All’epoca di Lorenzetti, quando la Croce era esposta in chiesa, l’illuminazione era data solo dalla luce naturale che filtrava dalle finestre, modificandosi nell’intensità e nella direzione a seconda delle ore del giorno, e dalle fiammelle delle candele. Queste fonti di luce davano alla materia pittorica una luminosità viva e mutevole, che metteva in valore la plasticità dell’anatomia dipinta del corpo di Cristo, dove i punti di maggiore rilievo sono le spalle e le ginocchia.
E proprio questo fondo dorato, realizzato dal pittore come un tessuto riccamente decorato quasi come fosse
cuoio lavorato a bulino con figure geometriche probabilmente realizzate a compasso, appariva molto
danneggiato. Lo studio accurato dei moduli simmetrici ai lati del Cristo ha permesso di congiungere le linee
perdute dei cerchi, senza applicare forzature e invenzioni che avrebbero condizionato la leggibilità dell’opera.
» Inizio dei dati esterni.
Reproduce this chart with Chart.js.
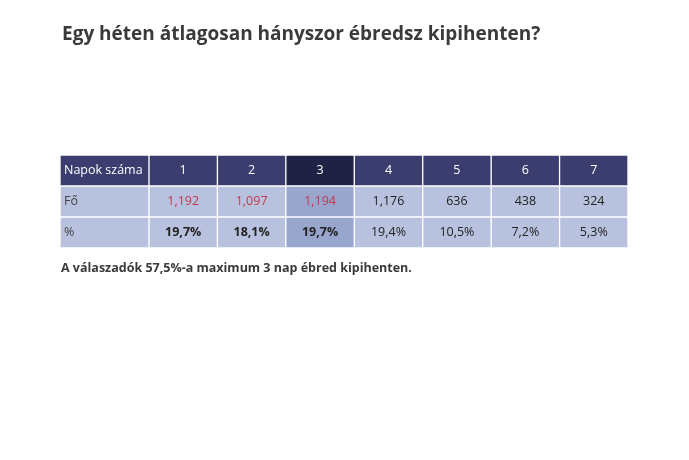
<!DOCTYPE html>
<html><head><meta charset="utf-8">
<script src="https://cdn.jsdelivr.net/npm/chart.js@4"></script>
<style>
body{margin:0;background:#fff;font-family:"Open Sans",sans-serif;}
#wrap{position:relative;width:689px;height:460px;}
#t{position:absolute;left:62px;top:20px;font-size:19px;font-weight:bold;color:#3a3a3a;}
#n{position:absolute;left:61px;top:259px;font-size:12.5px;font-weight:bold;color:#3a3a3a;}
canvas{position:absolute;left:0;top:0;}
</style></head><body>
<div id="wrap">
<canvas id="c" width="689" height="460"></canvas>
<div id="t">Egy héten átlagosan hányszor ébredsz kipihenten?</div>
<div id="n">A válaszadók 57,5%-a maximum 3 nap ébred kipihenten.</div>
</div>
<script>
const rowLabels = ["Napok száma", "Fő", "%"];
const days = ["1","2","3","4","5","6","7"];
const persons = ["1,192","1,097","1,194","1,176","636","438","324"];
const percents = ["19,7%","18,1%","19,7%","19,4%","10,5%","7,2%","5,3%"];

const cols = [rowLabels].concat(days.map((d,i)=>[d, persons[i], percents[i]]));
const hdr="#3b3d6e", hdrSel="#1f2145", body="#b8c1dd", bodySel="#98a5cd";
const datasets = cols.map((col,ci)=>({
  label: "c"+ci,
  data: [ci===0?1.3:1, ci===0?1.3:1, ci===0?1.3:1],
  texts: col,
  backgroundColor: [ci===3?hdrSel:hdr, ci===3?bodySel:body, ci===3?bodySel:body],
  borderColor:"#fff", borderWidth:1, borderSkipped:false,
  categoryPercentage:1, barPercentage:1
}));
const textPlugin = {
  id:"txt",
  afterDatasetsDraw(chart){
    const ctx=chart.ctx;
    chart.data.datasets.forEach((ds,ci)=>{
      chart.getDatasetMeta(ci).data.forEach((el,ri)=>{
        const left=el.base, right=el.x;
        ctx.save();
        ctx.textBaseline="middle";
        let color="#222", weight="normal";
        if(ri===0) color="#fff";
        if(ri===1 && ci>=1 && ci<=3) color="#c23a4e";
        if(ri===2 && ci>=1 && ci<=3) weight="bold";
        if(ci===0 && ri>0) color="#444";
        ctx.fillStyle=color;
        ctx.font=weight+" 12.5px 'Open Sans', sans-serif";
        if(ci===0){ctx.textAlign="left";ctx.fillText(ds.texts[ri],left+4,el.y);}
        else{ctx.textAlign="center";ctx.fillText(ds.texts[ri],(left+right)/2,el.y);}
        ctx.restore();
      });
    });
  }
};
new Chart(document.getElementById("c"),{
  type:"bar",
  data:{labels:rowLabels,datasets},
  options:{
    indexAxis:"y",responsive:false,animation:false,
    layout:{padding:{left:60,right:61,top:155,bottom:212}},
    plugins:{legend:{display:false},tooltip:{enabled:false},title:{display:false}},
    scales:{
      x:{stacked:true,display:false,min:0,max:8.3},
      y:{stacked:true,display:false}
    }
  },
  plugins:[textPlugin]
});
</script>
</body></html>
Con la pulitura inoltre è emerso il legno dipinto della croce sulla quale è inchiodato il Cristo: la tonalità rosea e le venature verosimili, ora creano un forte contrasto con il tessuto geometrico del fondo.
Infine il trattamento delle numerose lacune ha rappresentato un momento fondamentale del restauro utile a ridare voce all’intenzione poetica e artistica di Ambrogio Lorenzetti e a restituire valore narrativo alla materia pittorica originale.